3D Printed Stretchable Electronics

Integrating room temperature liquid metals (LMs) into 3D stretchable devices remains a manufacturing challenge due to its intrinsically low viscosity and high surface tension. This work presents a 3D printable strain-induced electrically conductive LM emulsion for the programmable assembly of soft conductive composites. This LM emulsion exhibits shear yielding and shear thinning rheology that is compatible with direct ink writing (DIW). Examples of complex self-supported 3D printed structures with spanning features are presented to demonstrate its 3D printability. Stretchable LM composites are fabricated by integrating this emulsion into a multi-material printing process with a 3D printable elastomer.

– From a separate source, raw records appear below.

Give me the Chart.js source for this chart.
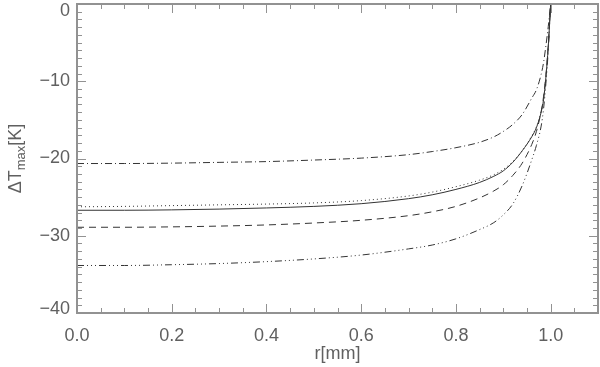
<!DOCTYPE html>
<html>
<head>
<meta charset="utf-8">
<script src="https://cdn.jsdelivr.net/npm/chart.js@4/dist/chart.umd.min.js"></script>
<style>
    html, body { margin: 0; padding: 0; background: #fff; }
    #wrap { width: 600px; height: 367px; }
</style>
</head>
<body>
<div id="wrap"><canvas id="tempChart" width="600" height="367"></canvas></div>
<script>
// radius values (mm) and temperature drops
const rValues     = [0, 0.1, 0.2, 0.3, 0.4, 0.5, 0.6, 0.7, 0.75, 0.8, 0.85, 0.88, 0.9, 0.92, 0.94, 0.96, 0.97, 0.98, 0.985, 0.99, 0.995, 1.0];
const dashDot     = [-20.65, -20.65, -20.6, -20.5, -20.4, -20.2, -19.95, -19.5, -19.1, -18.6, -17.9, -17.2, -16.5, -15.6, -14.3, -12.2, -11.1, -9.1, -7.6, -5.4, -2.9, 0];
const dotted      = [-26.25, -26.2, -26.1, -26.0, -25.9, -25.75, -25.45, -24.85, -24.35, -23.65, -22.8, -22.1, -21.4, -20.4, -19.0, -17.1, -15.9, -13.9, -12.3, -9.4, -5.4, 0];
const solid       = [-26.7, -26.7, -26.65, -26.55, -26.4, -26.2, -25.85, -25.2, -24.7, -24.0, -23.1, -22.3, -21.6, -20.5, -19.0, -17.2, -16.0, -14.0, -12.4, -9.5, -5.5, 0];
const dashed      = [-28.9, -28.9, -28.85, -28.75, -28.6, -28.35, -28.0, -27.4, -26.9, -26.2, -25.1, -24.2, -23.4, -22.2, -20.6, -18.2, -16.5, -13.9, -12.0, -9.2, -5.3, 0];
const dashDotDot  = [-33.85, -33.85, -33.75, -33.6, -33.35, -33.0, -32.5, -31.7, -31.2, -30.4, -29.2, -28.3, -27.3, -25.9, -23.5, -20.2, -18.3, -15.8, -13.6, -10.3, -6.0, 0];

const xTickLabels = [0.0, 0.2, 0.4, 0.6, 0.8, 1.0];
const yTickLabels = [0, -10, -20, -30, -40];

const axisColor = '#929292';
const textColor = '#606060';
const lineColor = '#333';
const fontFamily = '"Liberation Sans", Arial, sans-serif';

function toPoints(ys) {
    return rValues.map((r, i) => ({ x: r, y: ys[i] }));
}

function series(ys, dash) {
    return {
        data: toPoints(ys),
        borderColor: lineColor,
        borderWidth: 1,
        borderDash: dash,
        pointRadius: 0,
        fill: false,
        cubicInterpolationMode: 'monotone'
    };
}

// frame, inward ticks on all four sides, y labels kept inside the frame, y title with subscript
const idlFrame = {
    id: 'idlFrame',
    afterDraw(chart) {
        const ctx = chart.ctx;
        const a = chart.chartArea;
        const xs = chart.scales.x;
        const ys = chart.scales.y;
        ctx.save();
        ctx.strokeStyle = axisColor;
        ctx.lineWidth = 2;
        ctx.strokeRect(a.left, a.top, a.right - a.left, a.bottom - a.top);

        ctx.lineWidth = 1;
        ctx.beginPath();
        for (let i = 0; i <= 22; i++) {
            const px = Math.round(xs.getPixelForValue(i * 0.05)) + 0.5;
            const len = (i % 4 === 0) ? 9 : 5;
            ctx.moveTo(px, a.bottom); ctx.lineTo(px, a.bottom - len);
            ctx.moveTo(px, a.top); ctx.lineTo(px, a.top + len);
        }
        for (let i = 0; i <= 40; i++) {
            const py = Math.round(ys.getPixelForValue(-i)) + 0.5;
            const len = (i % 10 === 0) ? 9 : 5;
            ctx.moveTo(a.left, py); ctx.lineTo(a.left + len, py);
            ctx.moveTo(a.right, py); ctx.lineTo(a.right - len, py);
        }
        ctx.stroke();

        // y tick labels, end ones nudged inside like the original
        ctx.fillStyle = textColor;
        ctx.font = '18px ' + fontFamily;
        ctx.textAlign = 'right';
        ctx.textBaseline = 'middle';
        yTickLabels.forEach(v => {
            let py = ys.getPixelForValue(v);
            if (v === ys.max) py += 7;
            if (v === ys.min) py -= 4;
            const txt = v < 0 ? '\u2212' + Math.abs(v) : String(v);
            ctx.fillText(txt, a.left - 7, py);
        });

        // y axis title: ΔT_max[K]
        ctx.textAlign = 'left';
        ctx.translate(16, (a.top + a.bottom) / 2);
        ctx.rotate(-Math.PI / 2);
        const big = '18px ' + fontFamily;
        const small = '13px ' + fontFamily;
        ctx.font = big;
        const w1 = ctx.measureText('\u0394T').width;
        const w3 = ctx.measureText('[K]').width;
        ctx.font = small;
        const w2 = ctx.measureText('max').width;
        const x0 = -(w1 + w2 + w3) / 2;
        ctx.font = big;
        ctx.fillText('\u0394T', x0, 0);
        ctx.font = small;
        ctx.fillText('max', x0 + w1, 5);
        ctx.font = big;
        ctx.fillText('[K]', x0 + w1 + w2, 0);
        ctx.restore();
    }
};

const ctx = document.getElementById('tempChart').getContext('2d');
const tempChart = new Chart(ctx, {
    type: 'line',
    data: {
        datasets: [
            series(dashDot, [7, 3, 1, 3]),
            series(dotted, [1, 3]),
            series(solid, []),
            series(dashed, [7, 5]),
            series(dashDotDot, [7, 3, 1, 3, 1, 3, 1, 3])
        ]
    },
    options: {
        responsive: false,
        animation: false,
        devicePixelRatio: 1,
        layout: { padding: { top: 4, right: 2, left: 0, bottom: 2 } },
        plugins: {
            legend: { display: false },
            tooltip: { enabled: false }
        },
        scales: {
            x: {
                type: 'linear',
                min: 0,
                max: 1.1,
                grid: { display: false, drawTicks: false },
                border: { display: false },
                afterBuildTicks: scale => {
                    scale.ticks = xTickLabels.map(v => ({ value: v }));
                },
                afterFit: scale => { scale.height = 52; },
                ticks: {
                    padding: 12,
                    color: textColor,
                    font: { family: fontFamily, size: 18 },
                    maxRotation: 0,
                    callback: v => Number(v).toFixed(1)
                },
                title: {
                    display: true,
                    text: 'r[mm]',
                    color: textColor,
                    font: { family: fontFamily, size: 18 },
                    padding: { top: 0, bottom: 0 }
                }
            },
            y: {
                min: -40,
                max: 0,
                grid: { display: false, drawTicks: false },
                border: { display: false },
                afterBuildTicks: scale => {
                    scale.ticks = yTickLabels.map(v => ({ value: v }));
                },
                afterFit: scale => { scale.width = 77; },
                ticks: { display: false }
            }
        }
    },
    plugins: [idlFrame]
});
</script>
</body>
</html>
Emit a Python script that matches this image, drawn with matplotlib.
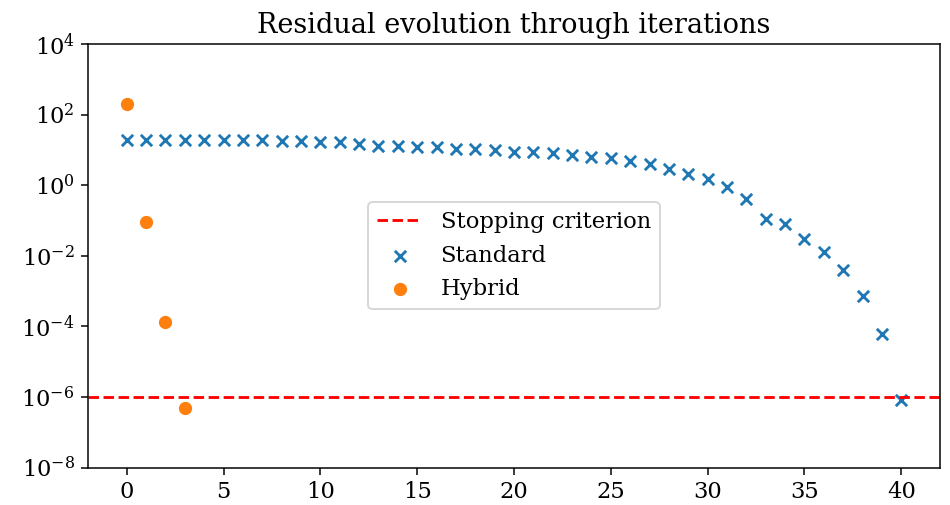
import numpy as np
import matplotlib
matplotlib.use("Agg")
import matplotlib.pyplot as plt

# residuals
standard_iter = list(range(41))
standard_res = [18.9, 18.9, 18.9, 18.9, 18.9, 18.9, 18.9, 18.9, 17.7, 17.7,
                16.2, 16.2, 14.5, 13.0, 13.0, 11.7, 11.7, 10.7, 10.7, 9.8,
                8.8, 8.8, 7.9, 7.1, 6.3, 5.7, 4.9, 3.9, 2.8, 2.1,
                1.48, 0.9, 0.40, 0.109, 0.077, 0.0295, 0.0129, 0.0039, 7.2e-4, 6.0e-5,
                8.1e-7]
hybrid_iter = [0, 1, 2, 3]
hybrid_res = [195, 0.091, 1.34e-4, 5.0e-7]
tolerance = 1e-6

plt.rcParams['font.family'] = 'serif'
plt.rcParams['font.size'] = 12

DPI = 136
fig = plt.figure(figsize=(950 / DPI, 505 / DPI), dpi=DPI)
ax = fig.add_axes([88 / 950, 1 - 467.5 / 505, (940 - 88) / 950, (467.5 - 44) / 505])

ax.axhline(tolerance, color='r', linestyle='--', label='Stopping criterion')
ax.scatter(standard_iter, standard_res, marker='x', label='Standard')
ax.scatter(hybrid_iter, hybrid_res, marker='o', label='Hybrid')
ax.set_yscale('log')
ax.set_ylim(1e-8, 1e4)
ax.set_yticks([1e-8, 1e-6, 1e-4, 1e-2, 1e0, 1e2, 1e4])
ax.minorticks_off()
ax.set_title('Residual evolution through iterations')
ax.legend(loc='center')

fig.savefig('out.png', dpi=DPI)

The as-printed composites exhibit a low electrical conductivity but can be transformed into conductive composites by a single axial strain at low stresses (< 0.3 MPa). Electromechanical characterization showed that the electrical conductivity increases with activation strain, with a maximum conductivity of 8.61𝑥10^5 𝑆𝑚^(−1). The electrical conductivity of these composites reaches a steady state for each strain after one cycle, remaining stable (< 6% standard deviation (SD)) over 1,000 cycles. All samples exhibit strain sensitivities that are lower than a bulk conductor. The composites showed low hysteresis at high strains, and high hysteresis at low strains. The utility of these composites is shown by employing them as wiring into a stretchable array of LEDs.